Where to Read Further
The most authoritative source on how Google reads web pages is Google's own documentation. The SEO Starter Guide from Google Search Central provides a structured overview of the fundamentals, from crawling to ranking to search appearance. For technical requirements and spam policies, the Google Search Essentials page is the current reference, replacing the older Webmaster Guidelines terminology. To understand the vocabulary that makes content machine-readable, the Schema.org Getting Started guide explains structured data markup and its purpose in clear, accessible language. And for anyone whose content might appear as a direct answer in search results, the documentation on Featured Snippets and Your Website explains how those selections are made and what formats they prefer.
Summary: How Search Engines Read a Business Web Page
The following table maps the major stages in how a search engine reads and evaluates a business web page, along with the primary documentation source for each stage.
| Stage | What Happens | Key Source |
|---|---|---|
| Crawling | Automated systems discover your page by following links or reading sitemaps | Google Search Essentials |
| Indexing | The page's content is parsed, stored, and organized in the search engine's index | SEO Starter Guide |
| Content Interpretation | Headings, text, images, and structure are analyzed to understand what the page is about | SEO Starter Guide |
| Structured Data | Schema.org markup provides machine-readable context about the content's meaning | Schema.org Getting Started |
| Ranking and Display | The page is evaluated for relevance and quality, then displayed in search results or as a featured snippet | Featured Snippets documentation |
FAQs
What is the first thing a search engine does when it encounters my business web page?
The search engine begins with crawling automated systems called crawlers (such as Googlebot) follow links from known pages to discover new ones. For business pages that are not well-linked from other sites, submitting an XML sitemap through Google Search Console is a documented way to ensure the crawler finds your content.
How does structured data help my business page get found?
Structured data, written using vocabularies from Schema.org, adds machine-readable context to your page. For example, a local business can mark up its address, hours, and reviews so search engines understand exactly what the information represents.
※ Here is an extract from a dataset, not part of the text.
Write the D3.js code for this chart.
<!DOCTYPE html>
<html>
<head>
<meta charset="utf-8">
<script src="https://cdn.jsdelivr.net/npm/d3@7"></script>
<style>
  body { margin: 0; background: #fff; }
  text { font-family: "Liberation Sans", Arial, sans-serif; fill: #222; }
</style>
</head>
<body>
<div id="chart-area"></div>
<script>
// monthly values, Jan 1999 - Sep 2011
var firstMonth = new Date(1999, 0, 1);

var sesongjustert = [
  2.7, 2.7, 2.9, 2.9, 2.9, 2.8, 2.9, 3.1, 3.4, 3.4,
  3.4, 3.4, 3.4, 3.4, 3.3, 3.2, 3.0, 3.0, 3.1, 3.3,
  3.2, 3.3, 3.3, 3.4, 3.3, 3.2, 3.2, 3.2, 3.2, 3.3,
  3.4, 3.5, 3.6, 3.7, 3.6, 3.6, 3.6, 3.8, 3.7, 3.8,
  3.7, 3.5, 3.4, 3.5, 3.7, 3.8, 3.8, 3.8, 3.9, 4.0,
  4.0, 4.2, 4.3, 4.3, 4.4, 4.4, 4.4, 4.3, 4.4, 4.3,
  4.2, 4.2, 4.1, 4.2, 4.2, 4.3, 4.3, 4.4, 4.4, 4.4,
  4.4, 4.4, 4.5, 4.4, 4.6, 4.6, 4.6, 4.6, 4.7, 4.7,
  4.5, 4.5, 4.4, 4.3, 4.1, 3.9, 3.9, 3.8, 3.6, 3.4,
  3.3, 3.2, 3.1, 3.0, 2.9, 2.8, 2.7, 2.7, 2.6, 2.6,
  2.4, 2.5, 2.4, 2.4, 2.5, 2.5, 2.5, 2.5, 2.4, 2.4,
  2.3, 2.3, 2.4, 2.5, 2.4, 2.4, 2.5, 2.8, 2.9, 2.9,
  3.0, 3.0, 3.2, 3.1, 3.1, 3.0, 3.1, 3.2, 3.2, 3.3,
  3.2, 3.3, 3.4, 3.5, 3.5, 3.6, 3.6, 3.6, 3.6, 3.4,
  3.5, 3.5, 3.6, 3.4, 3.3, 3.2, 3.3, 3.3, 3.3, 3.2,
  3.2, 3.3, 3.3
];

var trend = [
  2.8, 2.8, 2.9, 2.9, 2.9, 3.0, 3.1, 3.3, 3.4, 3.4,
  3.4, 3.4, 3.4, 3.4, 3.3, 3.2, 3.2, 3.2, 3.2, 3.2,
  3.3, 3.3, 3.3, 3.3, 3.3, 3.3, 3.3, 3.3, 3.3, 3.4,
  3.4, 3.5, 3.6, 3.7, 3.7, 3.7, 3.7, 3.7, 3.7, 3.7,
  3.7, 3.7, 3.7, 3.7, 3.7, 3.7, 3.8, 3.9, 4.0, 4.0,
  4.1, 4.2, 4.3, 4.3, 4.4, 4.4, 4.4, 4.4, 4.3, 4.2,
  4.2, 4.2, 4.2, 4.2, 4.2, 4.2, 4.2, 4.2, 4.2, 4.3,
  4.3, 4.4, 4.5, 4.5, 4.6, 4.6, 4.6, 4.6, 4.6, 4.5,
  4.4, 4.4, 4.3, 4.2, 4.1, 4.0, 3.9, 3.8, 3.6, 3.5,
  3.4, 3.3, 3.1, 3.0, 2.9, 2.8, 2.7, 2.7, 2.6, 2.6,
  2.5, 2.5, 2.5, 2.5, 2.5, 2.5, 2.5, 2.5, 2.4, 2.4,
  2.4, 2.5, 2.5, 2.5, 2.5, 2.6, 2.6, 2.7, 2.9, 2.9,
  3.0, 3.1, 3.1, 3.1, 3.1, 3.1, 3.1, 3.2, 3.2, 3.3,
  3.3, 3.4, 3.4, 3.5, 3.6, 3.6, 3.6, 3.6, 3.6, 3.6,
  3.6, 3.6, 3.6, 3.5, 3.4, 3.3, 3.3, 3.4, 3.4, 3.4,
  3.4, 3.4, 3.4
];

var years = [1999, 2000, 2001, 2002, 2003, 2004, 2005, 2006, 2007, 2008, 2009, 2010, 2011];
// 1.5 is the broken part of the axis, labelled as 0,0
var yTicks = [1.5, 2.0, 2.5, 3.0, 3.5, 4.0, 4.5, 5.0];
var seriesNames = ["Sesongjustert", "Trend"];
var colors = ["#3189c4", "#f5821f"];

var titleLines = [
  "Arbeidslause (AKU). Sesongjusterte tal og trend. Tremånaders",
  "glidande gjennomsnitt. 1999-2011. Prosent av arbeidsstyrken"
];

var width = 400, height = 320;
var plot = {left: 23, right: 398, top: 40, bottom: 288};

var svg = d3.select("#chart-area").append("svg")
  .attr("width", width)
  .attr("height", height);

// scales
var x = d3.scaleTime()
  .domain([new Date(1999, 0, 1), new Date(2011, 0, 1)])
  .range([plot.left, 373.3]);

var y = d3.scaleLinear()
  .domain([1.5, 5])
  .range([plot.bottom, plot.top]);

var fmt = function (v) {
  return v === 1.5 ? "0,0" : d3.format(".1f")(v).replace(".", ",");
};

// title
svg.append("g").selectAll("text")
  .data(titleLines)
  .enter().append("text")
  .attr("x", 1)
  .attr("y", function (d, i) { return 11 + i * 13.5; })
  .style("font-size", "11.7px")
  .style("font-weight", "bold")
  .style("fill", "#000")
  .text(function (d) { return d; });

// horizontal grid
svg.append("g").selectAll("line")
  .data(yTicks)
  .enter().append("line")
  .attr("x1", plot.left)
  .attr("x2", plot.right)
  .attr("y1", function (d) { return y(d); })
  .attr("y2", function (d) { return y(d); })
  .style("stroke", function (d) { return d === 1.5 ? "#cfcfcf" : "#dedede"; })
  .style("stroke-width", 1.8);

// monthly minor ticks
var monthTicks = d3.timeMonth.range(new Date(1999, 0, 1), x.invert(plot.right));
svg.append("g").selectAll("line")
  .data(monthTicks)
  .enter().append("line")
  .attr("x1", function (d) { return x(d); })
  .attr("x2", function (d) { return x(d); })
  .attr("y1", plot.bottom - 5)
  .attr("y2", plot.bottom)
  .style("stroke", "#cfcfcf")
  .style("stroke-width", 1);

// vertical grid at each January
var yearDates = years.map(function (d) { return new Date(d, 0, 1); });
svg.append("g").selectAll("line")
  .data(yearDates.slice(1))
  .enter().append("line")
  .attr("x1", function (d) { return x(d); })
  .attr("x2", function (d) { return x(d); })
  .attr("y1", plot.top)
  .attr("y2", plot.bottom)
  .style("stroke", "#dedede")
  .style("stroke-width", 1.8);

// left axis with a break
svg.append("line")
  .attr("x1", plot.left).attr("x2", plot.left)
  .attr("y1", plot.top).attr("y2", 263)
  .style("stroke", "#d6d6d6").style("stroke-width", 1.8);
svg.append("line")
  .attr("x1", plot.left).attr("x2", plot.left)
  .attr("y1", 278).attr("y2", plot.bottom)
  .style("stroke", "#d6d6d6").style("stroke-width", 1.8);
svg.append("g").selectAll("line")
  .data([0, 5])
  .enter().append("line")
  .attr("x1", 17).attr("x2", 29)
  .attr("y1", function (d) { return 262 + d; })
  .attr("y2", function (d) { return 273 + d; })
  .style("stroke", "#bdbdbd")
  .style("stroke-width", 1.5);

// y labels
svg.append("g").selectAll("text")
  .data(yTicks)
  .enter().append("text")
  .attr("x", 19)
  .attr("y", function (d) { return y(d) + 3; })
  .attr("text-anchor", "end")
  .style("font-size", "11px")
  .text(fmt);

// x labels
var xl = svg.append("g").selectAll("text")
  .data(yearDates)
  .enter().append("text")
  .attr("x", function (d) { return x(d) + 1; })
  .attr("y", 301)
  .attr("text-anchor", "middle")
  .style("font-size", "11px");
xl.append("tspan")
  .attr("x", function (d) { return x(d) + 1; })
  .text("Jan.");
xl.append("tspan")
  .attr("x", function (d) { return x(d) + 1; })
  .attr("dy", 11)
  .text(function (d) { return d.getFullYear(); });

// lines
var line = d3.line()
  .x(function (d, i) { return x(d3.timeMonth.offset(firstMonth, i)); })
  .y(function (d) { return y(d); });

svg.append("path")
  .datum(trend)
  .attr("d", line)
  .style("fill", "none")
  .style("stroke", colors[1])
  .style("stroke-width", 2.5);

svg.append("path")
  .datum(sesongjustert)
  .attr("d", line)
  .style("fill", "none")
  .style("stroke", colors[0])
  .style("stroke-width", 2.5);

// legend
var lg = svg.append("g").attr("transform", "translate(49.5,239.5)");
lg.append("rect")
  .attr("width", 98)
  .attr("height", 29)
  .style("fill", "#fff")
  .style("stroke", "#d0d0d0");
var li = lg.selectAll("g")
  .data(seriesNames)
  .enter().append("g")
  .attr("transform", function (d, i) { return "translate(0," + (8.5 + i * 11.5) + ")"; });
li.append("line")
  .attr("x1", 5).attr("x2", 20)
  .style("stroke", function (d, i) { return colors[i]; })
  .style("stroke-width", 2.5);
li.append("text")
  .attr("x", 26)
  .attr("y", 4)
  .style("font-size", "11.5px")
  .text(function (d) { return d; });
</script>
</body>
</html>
This markup can enable enhanced search results that give users more context before they click, increasing the likelihood of qualified traffic.
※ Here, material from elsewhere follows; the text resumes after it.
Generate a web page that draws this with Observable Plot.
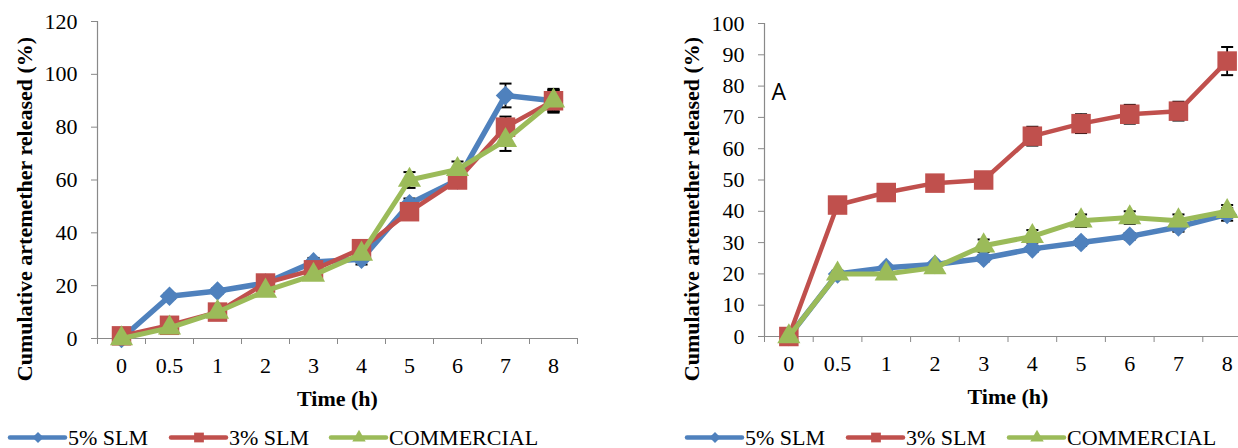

What makes my content eligible to appear as a featured snippet?
Featured snippets are selected from pages that directly answer a user's query in a clear, well-organized format. The content must be concise, accurately formatted (as a paragraph, list, or table), and sourced from an authoritative page. Writing content that answers common questions in your industry with clear structure and specific information is a documented way to improve the chances of being selected.
Does Google prefer certain technical formats for structured data?
Google's documentation indicates a general preference for JSON-LD, a JavaScript-based notation that can be added to a page without altering its visible HTML structure. However, Microdata and RDFa are also supported. The important factor is accuracy: incorrect markup can cause issues, so validation using Google's testing tools is recommended before publishing.
Where can I learn more about how Google evaluates content quality?
The SEO Starter Guide explicitly addresses the shift toward "helpful, reliable, people-first content" as the foundation of how Google evaluates what to surface in search results. This documentation is updated regularly and serves as the primary reference for content creators who want to understand what the search engine rewards.